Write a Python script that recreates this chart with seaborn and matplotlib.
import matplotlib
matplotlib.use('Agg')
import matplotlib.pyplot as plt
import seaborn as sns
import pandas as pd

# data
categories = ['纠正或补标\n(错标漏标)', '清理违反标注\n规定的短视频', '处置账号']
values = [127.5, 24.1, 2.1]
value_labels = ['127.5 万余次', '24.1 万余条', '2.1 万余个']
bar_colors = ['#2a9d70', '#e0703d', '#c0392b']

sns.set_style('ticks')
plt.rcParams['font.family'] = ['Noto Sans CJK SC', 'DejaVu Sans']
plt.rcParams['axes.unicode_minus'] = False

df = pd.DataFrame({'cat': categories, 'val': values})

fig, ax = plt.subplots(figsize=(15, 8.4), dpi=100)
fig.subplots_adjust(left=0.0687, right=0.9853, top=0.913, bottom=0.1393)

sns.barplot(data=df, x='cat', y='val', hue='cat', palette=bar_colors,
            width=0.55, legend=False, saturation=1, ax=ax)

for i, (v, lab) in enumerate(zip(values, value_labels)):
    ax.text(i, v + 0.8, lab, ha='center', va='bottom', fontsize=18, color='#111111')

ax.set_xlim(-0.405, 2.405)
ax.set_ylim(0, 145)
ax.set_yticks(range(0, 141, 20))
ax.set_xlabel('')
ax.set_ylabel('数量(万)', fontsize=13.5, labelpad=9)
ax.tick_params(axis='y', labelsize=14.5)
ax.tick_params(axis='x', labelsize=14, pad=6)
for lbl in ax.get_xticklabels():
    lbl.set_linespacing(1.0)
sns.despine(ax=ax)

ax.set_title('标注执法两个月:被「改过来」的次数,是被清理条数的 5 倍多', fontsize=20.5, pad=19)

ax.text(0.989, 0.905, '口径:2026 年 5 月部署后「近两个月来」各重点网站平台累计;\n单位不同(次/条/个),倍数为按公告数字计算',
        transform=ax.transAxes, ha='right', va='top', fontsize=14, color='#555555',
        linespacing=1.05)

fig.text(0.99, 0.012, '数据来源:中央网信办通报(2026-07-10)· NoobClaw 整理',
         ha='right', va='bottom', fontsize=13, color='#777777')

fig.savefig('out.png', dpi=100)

:::

Brief
Reproduce each line verbatim.

Exercise solution
Write a Python script that recreates this chart with seaborn and matplotlib.
import matplotlib
matplotlib.use('Agg')
import matplotlib.pyplot as plt
import seaborn as sns
import pandas as pd

# data
categories = ['纠正或补标\n(错标漏标)', '清理违反标注\n规定的短视频', '处置账号']
values = [127.5, 24.1, 2.1]
value_labels = ['127.5 万余次', '24.1 万余条', '2.1 万余个']
bar_colors = ['#2a9d70', '#e0703d', '#c0392b']

sns.set_style('ticks')
plt.rcParams['font.family'] = ['Noto Sans CJK SC', 'DejaVu Sans']
plt.rcParams['axes.unicode_minus'] = False

df = pd.DataFrame({'cat': categories, 'val': values})

fig, ax = plt.subplots(figsize=(15, 8.4), dpi=100)
fig.subplots_adjust(left=0.0687, right=0.9853, top=0.913, bottom=0.1393)

sns.barplot(data=df, x='cat', y='val', hue='cat', palette=bar_colors,
            width=0.55, legend=False, saturation=1, ax=ax)

for i, (v, lab) in enumerate(zip(values, value_labels)):
    ax.text(i, v + 0.8, lab, ha='center', va='bottom', fontsize=18, color='#111111')

ax.set_xlim(-0.405, 2.405)
ax.set_ylim(0, 145)
ax.set_yticks(range(0, 141, 20))
ax.set_xlabel('')
ax.set_ylabel('数量(万)', fontsize=13.5, labelpad=9)
ax.tick_params(axis='y', labelsize=14.5)
ax.tick_params(axis='x', labelsize=14, pad=6)
for lbl in ax.get_xticklabels():
    lbl.set_linespacing(1.0)
sns.despine(ax=ax)

ax.set_title('标注执法两个月:被「改过来」的次数,是被清理条数的 5 倍多', fontsize=20.5, pad=19)

ax.text(0.989, 0.905, '口径:2026 年 5 月部署后「近两个月来」各重点网站平台累计;\n单位不同(次/条/个),倍数为按公告数字计算',
        transform=ax.transAxes, ha='right', va='top', fontsize=14, color='#555555',
        linespacing=1.05)

fig.text(0.99, 0.012, '数据来源:中央网信办通报(2026-07-10)· NoobClaw 整理',
         ha='right', va='bottom', fontsize=13, color='#777777')

fig.savefig('out.png', dpi=100)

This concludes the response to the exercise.